The amendments have broadened the definition of “family violence” as follows:
- Family violence means the violent, threatening or other behaviours by a person that coerces or controls a member of the person’s family, or causes the family member to be fearful.
- Examples of behaviour that may constitute family violence include (but are not limited to):
- Sexual assault or other sexually abusive behaviour;
- Repeated derogatory taunts;
- Intentionally damaging or destroying property;
- Intentionally causing death or injury to an animal;
- Unreasonably denying the family member the financial autonomy that he or she would have otherwise had;
- Unreasonably withholding financial support needed to meet the reasonable living expenses of the family member, or his or her child, at a time when the family member is entirely or predominantly dependent on the person for financial support;
- Preventing the family member from making or keeping connections with his or her family, friends or culture;
- Unlawfully depriving the family member, or any family member of the family member’s family, of his or her liberty.
Other changes include the following:
- The definition of abuse has been amended to include serious neglect and causing a child serious psychological harm, which includes being subjected to or exposed to family violence.
- Under the Act 'a child is exposed to family violence if the child sees or hears family violence or otherwise experiences the effects of family violence'.
- The Family Court must now give more importance to the need to protect a child from physical harm versus the need to have a meaningful relationship with both parents.
- Parties are required to notify the Court of any child protection matters, including notifications and investigations.
The amendments continue to place children at the centre of family law matters. The Court’s paramount consideration when making a parenting order is the best interests of the child. The Court also considers the benefit to the child of having a meaningful relationship with both parents; and the need to protect the child from physical or psychological harm from being subjected to, or exposed to, abuse, neglect or family violence.
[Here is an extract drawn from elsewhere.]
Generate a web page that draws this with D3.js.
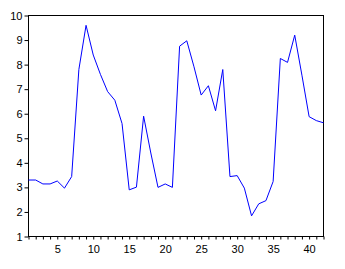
<!DOCTYPE html>
<html><head><meta charset="utf-8">
<script src="https://cdn.jsdelivr.net/npm/d3@7"></script>
<style>body{margin:0;background:#fff}svg{display:block}</style>
</head><body>
<svg id="c" width="345" height="269"></svg>
<script>
const xValues = d3.range(1, 43);
const seriesValues = [3.30,3.30,3.14,3.14,3.26,2.97,3.44,7.80,9.60,8.39,
  7.60,6.90,6.55,5.60,2.90,3.01,5.90,4.40,3.00,3.14,
  3.00,8.75,8.97,7.91,6.76,7.14,6.12,7.80,3.44,3.48,
  2.97,1.84,2.33,2.46,3.24,8.25,8.09,9.20,7.57,5.88,
  5.72,5.63];
const yTicks = [1,2,3,4,5,6,7,8,9,10];
const xLabelTicks = [5,10,15,20,25,30,35,40];

const svg = d3.select('#c');
const L = 28.5, R = 323.5, T = 15.5, B = 236.5;
const x = d3.scaleLinear().domain([1, 42]).range([L, R]);
const y = d3.scaleLinear().domain([1, 10]).range([B, T]);

const font = 'Liberation Sans, Arial, sans-serif';

// frame
svg.append('rect').attr('x', L).attr('y', T).attr('width', R - L).attr('height', B - T)
  .attr('fill', 'none').attr('stroke', '#000').attr('stroke-width', 1);

// y axis
const yAxis = svg.append('g').attr('transform', `translate(${L},0)`)
  .call(d3.axisLeft(y).tickValues(yTicks).tickSize(4).tickPadding(2).tickFormat(d3.format('d')));
yAxis.select('.domain').remove();
yAxis.selectAll('text').attr('font-family', font).attr('font-size', 11).attr('fill', '#000');

// x axis minor ticks
const xAxis = svg.append('g').attr('transform', `translate(0,${B})`)
  .call(d3.axisBottom(x).tickValues(xValues).tickSize(3).tickFormat(d => xLabelTicks.includes(d) ? d : ''));
xAxis.select('.domain').remove();
xAxis.selectAll('text').attr('font-family', font).attr('font-size', 11).attr('fill', '#000').attr('dy', '0.95em');

// line
const line = d3.line().x((d, i) => x(xValues[i])).y(d => y(d));
svg.append('path').datum(seriesValues).attr('d', line)
  .attr('fill', 'none').attr('stroke', '#0000ff').attr('stroke-width', 1);
</script>
</body></html>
The Act endeavours to put the safety of children first, without compromising a child’s right to a meaningful relationship with both parents.
This article reflected the state of the law at the time of publication. But the law is a living creation which is constantly changing and adapting. These articles should be treated as an information resource only and not as a substitute for specific legal advice in respect to your particular problems and circumstances.